A few tools, some safety equipment, and a little know-how put almost any project within reach of the average DIYer.
Picture by E2OMedia.

Do It Yourself: Learning New Skills

DIY Beginners may find some new projects overwhelming. When faced with a leaky drain pipe or a door that won’t stay closed, their first reaction is to call someone to fix it. For some projects, that is definitely the best choice. Don’t try to learn how to fix a burst pipe when water is flooding your basement. Take a deep breath, shut off the main water valve, and then decide if you’re going to tackle the project yourself or call a plumber.


“I’ll just call someone. I don’t have the time.” Make the call. Then wait for the service to show up. Wait while they fix whatever it is. Pay them. If it wasn’t too complicated, you could have done it yourself, would not have waited, and saved some money.

A man wearing a hat and yellow protective coveralls brushes varnish on rough-sawn slab or wood.

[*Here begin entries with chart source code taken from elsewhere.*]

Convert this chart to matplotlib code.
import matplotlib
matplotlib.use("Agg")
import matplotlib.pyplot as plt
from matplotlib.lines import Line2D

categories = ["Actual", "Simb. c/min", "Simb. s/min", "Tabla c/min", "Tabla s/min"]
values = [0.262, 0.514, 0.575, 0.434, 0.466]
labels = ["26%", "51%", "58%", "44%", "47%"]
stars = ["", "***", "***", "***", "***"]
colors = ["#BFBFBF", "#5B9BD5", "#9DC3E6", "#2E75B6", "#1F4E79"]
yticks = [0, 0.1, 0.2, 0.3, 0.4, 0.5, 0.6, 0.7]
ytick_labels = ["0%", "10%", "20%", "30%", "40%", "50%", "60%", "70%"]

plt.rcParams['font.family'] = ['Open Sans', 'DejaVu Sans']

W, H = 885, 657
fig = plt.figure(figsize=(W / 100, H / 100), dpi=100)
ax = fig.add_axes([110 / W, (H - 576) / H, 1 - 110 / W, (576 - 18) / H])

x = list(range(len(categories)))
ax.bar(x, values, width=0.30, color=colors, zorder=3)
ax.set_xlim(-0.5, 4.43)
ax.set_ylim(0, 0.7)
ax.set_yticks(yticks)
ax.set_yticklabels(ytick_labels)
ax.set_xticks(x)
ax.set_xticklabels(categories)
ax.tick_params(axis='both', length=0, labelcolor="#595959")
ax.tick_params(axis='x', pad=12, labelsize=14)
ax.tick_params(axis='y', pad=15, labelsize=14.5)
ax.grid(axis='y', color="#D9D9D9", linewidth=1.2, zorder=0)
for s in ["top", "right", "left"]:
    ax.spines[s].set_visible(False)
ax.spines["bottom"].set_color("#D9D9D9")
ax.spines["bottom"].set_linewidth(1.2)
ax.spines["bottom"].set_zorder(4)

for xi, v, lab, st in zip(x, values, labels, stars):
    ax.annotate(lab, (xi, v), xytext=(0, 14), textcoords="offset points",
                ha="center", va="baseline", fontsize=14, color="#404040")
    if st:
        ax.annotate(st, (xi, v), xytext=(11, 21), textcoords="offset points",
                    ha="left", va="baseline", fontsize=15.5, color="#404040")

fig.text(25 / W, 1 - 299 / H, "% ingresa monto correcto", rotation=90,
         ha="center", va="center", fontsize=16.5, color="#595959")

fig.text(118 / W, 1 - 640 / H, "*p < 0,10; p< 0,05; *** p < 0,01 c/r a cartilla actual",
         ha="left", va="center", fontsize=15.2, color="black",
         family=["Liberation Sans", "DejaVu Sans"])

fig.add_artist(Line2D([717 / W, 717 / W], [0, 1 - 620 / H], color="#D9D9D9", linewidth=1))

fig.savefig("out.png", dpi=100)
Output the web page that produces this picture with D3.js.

Learn How to Do It Yourself
Photo by Half Point Photography

Do It Yourself to Save Time and Money

Everything you do does take time and even more time when you’re not sure how to accomplish the task at hand. With step-by-step instructions, almost anyone can make plumbing repairs, change an electrical outlet or switch, or fix that piece of trim that’s been annoying you since the beginning of time.

Hiring someone else to do the job also takes time. You have to find someone who knows how to do the job. How do you pick this electrician over that one. Does this plumber cheat people, or his honest. The next thing you knew, you’re reading online reviews, comparing horror stories. Even after all that, you can’t be sure the tradesman was the one you needed until after he is long gone and the bill has been paid.

More than likely, you had to take time off of your job to let him in the house and stay there while he worked.

Just like anything else, if you don’t take the time to learn something new, you’ll never be able to do it and the same scenario will repeat over and over.

Okay. The first time, you might not save much time. But the second and third time, that’s when learning the new skill pays off in both time and money.


Even when a repair could take just two minutes and doesn’t use any materials, there is a minimum charge and it isn’t just pennies, but dollars. Often many dollars. The charge just to show up at your door often costs more than the actual repair.

Sometimes, you have to make an investment in the future. Most people have retirement plans which are an investment in the future. Money set aside so that in our senior years, we can leave the day-to-day job behind and focus on things we enjoy.

DIY is like that. It’s an investment for the future that provides a sense of security. When a pipe starts leaking, you won’t spend all that time worrying over which plumber to hire. Chances are, in ten or fifteen minutes, you can fix that pipe and have time for something else instead of rearranging your schedule to accommodate someone else.

Best of all, the money you saved can go toward something else. Like a dinner out with your other half. And speaking of which, what is more impressive? Finding a plumber who can come out in an emergency and waiting for them to arrive while the water depth in your basement grows by inches an hour, or fixing the problem before they have time to make that first call?

The investment in dollars comes in the form of a tool box filled with the right tools and some basic supplies. Sure, you might have to make a trip to the hardware store or home center, but you’re already ahead of the game.

Be Sensible

There’s more to DIY than just diving in the first time a problem arises and you have an emergency on your hands. The process begins with a few simple questions:

  • How do I stop further damage before it gets worse?
  • Have I fixed anything like this before?
  • Do I have the tools I need to do this?
  • Are the supplies needed on hand?
  • What are my chances of success?

Ultimately, your decision rests on the last question. The rest are part of the thought process of actually beginning the repair.

When something happens, like a burst pipe that is pouring out water, do the sensible thing and stop the water. Turn off the valve that controls the water first. If it is sink or toilet connection, you can turn that valve off where it comes out of the wall or floor. If not, turn off the main water valve. Then approach the problem thoughtfully. Determine what tools and supplies are needed, and what skills you need to fix the problem.

Bottom Line

There is a first time for everything. It doesn’t matter if you’re an accountant, the CEO of a fortune 100 company, or the baker who gets up at three in the morning to make the coffee and donuts for the morning commuters. Everything you have done had a first time.

DIY home repairs are a lot like that. The first time you open a package of parts to rebuild the lawnmower carburetor, you might think it’s too much. But if you work carefully and take your time, the job only takes an hour and suddenly, your lawnmower is running smoothly and starts on the first pull.

If you never try anything new, you’ll never learn any new skills. That is true in just about any aspect of life from cooking to cleaning to fixing things around your home.